Reproduce this listing in full.
== Dataset section
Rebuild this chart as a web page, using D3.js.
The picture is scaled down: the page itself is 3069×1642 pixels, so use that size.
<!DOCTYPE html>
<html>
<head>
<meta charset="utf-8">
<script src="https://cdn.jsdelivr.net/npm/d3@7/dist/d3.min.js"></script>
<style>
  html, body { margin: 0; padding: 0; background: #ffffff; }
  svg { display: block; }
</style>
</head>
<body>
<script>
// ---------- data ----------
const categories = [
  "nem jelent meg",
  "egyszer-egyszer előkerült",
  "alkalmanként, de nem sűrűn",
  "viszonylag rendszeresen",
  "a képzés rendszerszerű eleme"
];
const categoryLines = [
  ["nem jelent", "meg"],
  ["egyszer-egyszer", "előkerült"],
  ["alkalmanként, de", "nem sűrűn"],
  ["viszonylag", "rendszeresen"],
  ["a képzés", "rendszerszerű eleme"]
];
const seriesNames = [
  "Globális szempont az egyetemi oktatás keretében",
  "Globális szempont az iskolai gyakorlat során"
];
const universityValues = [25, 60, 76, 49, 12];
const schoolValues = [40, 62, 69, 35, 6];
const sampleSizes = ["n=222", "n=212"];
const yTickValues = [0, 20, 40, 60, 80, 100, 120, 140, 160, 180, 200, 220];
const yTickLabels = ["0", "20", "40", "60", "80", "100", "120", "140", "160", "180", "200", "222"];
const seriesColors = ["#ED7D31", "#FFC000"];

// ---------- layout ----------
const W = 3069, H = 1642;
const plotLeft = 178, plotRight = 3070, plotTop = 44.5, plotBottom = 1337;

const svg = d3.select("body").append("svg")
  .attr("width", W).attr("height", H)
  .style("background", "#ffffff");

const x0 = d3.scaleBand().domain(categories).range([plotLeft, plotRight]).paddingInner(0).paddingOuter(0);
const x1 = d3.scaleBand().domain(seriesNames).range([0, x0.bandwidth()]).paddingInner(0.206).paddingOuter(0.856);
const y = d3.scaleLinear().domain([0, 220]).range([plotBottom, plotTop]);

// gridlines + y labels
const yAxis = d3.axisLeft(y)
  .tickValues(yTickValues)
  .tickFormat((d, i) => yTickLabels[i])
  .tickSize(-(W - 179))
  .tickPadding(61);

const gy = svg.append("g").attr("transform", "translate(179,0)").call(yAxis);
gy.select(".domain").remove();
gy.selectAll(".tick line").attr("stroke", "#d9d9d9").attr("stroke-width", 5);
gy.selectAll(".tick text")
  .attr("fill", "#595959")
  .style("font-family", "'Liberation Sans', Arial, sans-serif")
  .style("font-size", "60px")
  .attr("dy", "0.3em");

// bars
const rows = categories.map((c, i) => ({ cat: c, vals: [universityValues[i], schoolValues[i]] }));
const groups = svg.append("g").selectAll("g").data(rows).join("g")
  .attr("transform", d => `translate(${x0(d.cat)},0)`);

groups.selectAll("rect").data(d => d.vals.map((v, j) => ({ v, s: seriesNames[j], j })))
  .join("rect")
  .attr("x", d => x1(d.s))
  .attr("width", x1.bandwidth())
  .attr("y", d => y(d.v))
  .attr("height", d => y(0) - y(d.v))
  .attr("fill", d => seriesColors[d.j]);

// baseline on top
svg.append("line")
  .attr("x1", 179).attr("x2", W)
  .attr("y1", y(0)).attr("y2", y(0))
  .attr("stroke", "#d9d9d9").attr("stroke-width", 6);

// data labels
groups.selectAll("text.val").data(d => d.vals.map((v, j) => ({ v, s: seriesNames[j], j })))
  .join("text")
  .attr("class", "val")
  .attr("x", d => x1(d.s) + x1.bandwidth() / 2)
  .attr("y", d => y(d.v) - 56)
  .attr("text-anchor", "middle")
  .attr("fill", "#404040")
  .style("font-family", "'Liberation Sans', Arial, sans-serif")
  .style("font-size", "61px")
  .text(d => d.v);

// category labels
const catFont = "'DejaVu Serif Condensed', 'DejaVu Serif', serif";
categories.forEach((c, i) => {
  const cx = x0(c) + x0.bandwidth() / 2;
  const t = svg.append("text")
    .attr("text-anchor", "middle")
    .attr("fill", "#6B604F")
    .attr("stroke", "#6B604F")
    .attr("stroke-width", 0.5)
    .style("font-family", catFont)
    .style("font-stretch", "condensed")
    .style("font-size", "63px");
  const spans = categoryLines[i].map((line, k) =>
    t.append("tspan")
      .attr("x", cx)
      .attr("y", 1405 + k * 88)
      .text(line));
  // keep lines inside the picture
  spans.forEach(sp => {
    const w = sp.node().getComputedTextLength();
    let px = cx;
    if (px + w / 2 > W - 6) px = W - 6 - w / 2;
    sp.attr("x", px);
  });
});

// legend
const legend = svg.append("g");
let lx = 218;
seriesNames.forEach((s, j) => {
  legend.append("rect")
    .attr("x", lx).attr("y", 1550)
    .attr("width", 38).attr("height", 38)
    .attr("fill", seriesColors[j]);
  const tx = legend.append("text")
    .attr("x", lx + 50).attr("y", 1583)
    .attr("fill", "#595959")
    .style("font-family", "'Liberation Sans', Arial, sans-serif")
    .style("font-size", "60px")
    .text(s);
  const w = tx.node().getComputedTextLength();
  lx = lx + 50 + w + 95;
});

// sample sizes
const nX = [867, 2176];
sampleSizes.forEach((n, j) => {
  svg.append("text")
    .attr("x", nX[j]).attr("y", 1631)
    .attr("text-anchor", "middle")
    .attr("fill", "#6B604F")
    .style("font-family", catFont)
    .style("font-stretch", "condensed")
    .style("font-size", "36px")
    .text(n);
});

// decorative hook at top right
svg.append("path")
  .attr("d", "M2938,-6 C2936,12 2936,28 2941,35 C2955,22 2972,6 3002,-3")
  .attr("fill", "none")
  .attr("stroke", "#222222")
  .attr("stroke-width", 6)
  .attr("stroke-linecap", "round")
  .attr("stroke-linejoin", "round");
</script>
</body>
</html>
====
Response for this exercise ->
Rebuild this chart as a web page, using D3.js.
The picture is scaled down: the page itself is 3069×1642 pixels, so use that size.
<!DOCTYPE html>
<html>
<head>
<meta charset="utf-8">
<script src="https://cdn.jsdelivr.net/npm/d3@7/dist/d3.min.js"></script>
<style>
  html, body { margin: 0; padding: 0; background: #ffffff; }
  svg { display: block; }
</style>
</head>
<body>
<script>
// ---------- data ----------
const categories = [
  "nem jelent meg",
  "egyszer-egyszer előkerült",
  "alkalmanként, de nem sűrűn",
  "viszonylag rendszeresen",
  "a képzés rendszerszerű eleme"
];
const categoryLines = [
  ["nem jelent", "meg"],
  ["egyszer-egyszer", "előkerült"],
  ["alkalmanként, de", "nem sűrűn"],
  ["viszonylag", "rendszeresen"],
  ["a képzés", "rendszerszerű eleme"]
];
const seriesNames = [
  "Globális szempont az egyetemi oktatás keretében",
  "Globális szempont az iskolai gyakorlat során"
];
const universityValues = [25, 60, 76, 49, 12];
const schoolValues = [40, 62, 69, 35, 6];
const sampleSizes = ["n=222", "n=212"];
const yTickValues = [0, 20, 40, 60, 80, 100, 120, 140, 160, 180, 200, 220];
const yTickLabels = ["0", "20", "40", "60", "80", "100", "120", "140", "160", "180", "200", "222"];
const seriesColors = ["#ED7D31", "#FFC000"];

// ---------- layout ----------
const W = 3069, H = 1642;
const plotLeft = 178, plotRight = 3070, plotTop = 44.5, plotBottom = 1337;

const svg = d3.select("body").append("svg")
  .attr("width", W).attr("height", H)
  .style("background", "#ffffff");

const x0 = d3.scaleBand().domain(categories).range([plotLeft, plotRight]).paddingInner(0).paddingOuter(0);
const x1 = d3.scaleBand().domain(seriesNames).range([0, x0.bandwidth()]).paddingInner(0.206).paddingOuter(0.856);
const y = d3.scaleLinear().domain([0, 220]).range([plotBottom, plotTop]);

// gridlines + y labels
const yAxis = d3.axisLeft(y)
  .tickValues(yTickValues)
  .tickFormat((d, i) => yTickLabels[i])
  .tickSize(-(W - 179))
  .tickPadding(61);

const gy = svg.append("g").attr("transform", "translate(179,0)").call(yAxis);
gy.select(".domain").remove();
gy.selectAll(".tick line").attr("stroke", "#d9d9d9").attr("stroke-width", 5);
gy.selectAll(".tick text")
  .attr("fill", "#595959")
  .style("font-family", "'Liberation Sans', Arial, sans-serif")
  .style("font-size", "60px")
  .attr("dy", "0.3em");

// bars
const rows = categories.map((c, i) => ({ cat: c, vals: [universityValues[i], schoolValues[i]] }));
const groups = svg.append("g").selectAll("g").data(rows).join("g")
  .attr("transform", d => `translate(${x0(d.cat)},0)`);

groups.selectAll("rect").data(d => d.vals.map((v, j) => ({ v, s: seriesNames[j], j })))
  .join("rect")
  .attr("x", d => x1(d.s))
  .attr("width", x1.bandwidth())
  .attr("y", d => y(d.v))
  .attr("height", d => y(0) - y(d.v))
  .attr("fill", d => seriesColors[d.j]);

// baseline on top
svg.append("line")
  .attr("x1", 179).attr("x2", W)
  .attr("y1", y(0)).attr("y2", y(0))
  .attr("stroke", "#d9d9d9").attr("stroke-width", 6);

// data labels
groups.selectAll("text.val").data(d => d.vals.map((v, j) => ({ v, s: seriesNames[j], j })))
  .join("text")
  .attr("class", "val")
  .attr("x", d => x1(d.s) + x1.bandwidth() / 2)
  .attr("y", d => y(d.v) - 56)
  .attr("text-anchor", "middle")
  .attr("fill", "#404040")
  .style("font-family", "'Liberation Sans', Arial, sans-serif")
  .style("font-size", "61px")
  .text(d => d.v);

// category labels
const catFont = "'DejaVu Serif Condensed', 'DejaVu Serif', serif";
categories.forEach((c, i) => {
  const cx = x0(c) + x0.bandwidth() / 2;
  const t = svg.append("text")
    .attr("text-anchor", "middle")
    .attr("fill", "#6B604F")
    .attr("stroke", "#6B604F")
    .attr("stroke-width", 0.5)
    .style("font-family", catFont)
    .style("font-stretch", "condensed")
    .style("font-size", "63px");
  const spans = categoryLines[i].map((line, k) =>
    t.append("tspan")
      .attr("x", cx)
      .attr("y", 1405 + k * 88)
      .text(line));
  // keep lines inside the picture
  spans.forEach(sp => {
    const w = sp.node().getComputedTextLength();
    let px = cx;
    if (px + w / 2 > W - 6) px = W - 6 - w / 2;
    sp.attr("x", px);
  });
});

// legend
const legend = svg.append("g");
let lx = 218;
seriesNames.forEach((s, j) => {
  legend.append("rect")
    .attr("x", lx).attr("y", 1550)
    .attr("width", 38).attr("height", 38)
    .attr("fill", seriesColors[j]);
  const tx = legend.append("text")
    .attr("x", lx + 50).attr("y", 1583)
    .attr("fill", "#595959")
    .style("font-family", "'Liberation Sans', Arial, sans-serif")
    .style("font-size", "60px")
    .text(s);
  const w = tx.node().getComputedTextLength();
  lx = lx + 50 + w + 95;
});

// sample sizes
const nX = [867, 2176];
sampleSizes.forEach((n, j) => {
  svg.append("text")
    .attr("x", nX[j]).attr("y", 1631)
    .attr("text-anchor", "middle")
    .attr("fill", "#6B604F")
    .style("font-family", catFont)
    .style("font-stretch", "condensed")
    .style("font-size", "36px")
    .text(n);
});

// decorative hook at top right
svg.append("path")
  .attr("d", "M2938,-6 C2936,12 2936,28 2941,35 C2955,22 2972,6 3002,-3")
  .attr("fill", "none")
  .attr("stroke", "#222222")
  .attr("stroke-width", 6)
  .attr("stroke-linecap", "round")
  .attr("stroke-linejoin", "round");
</script>
</body>
</html>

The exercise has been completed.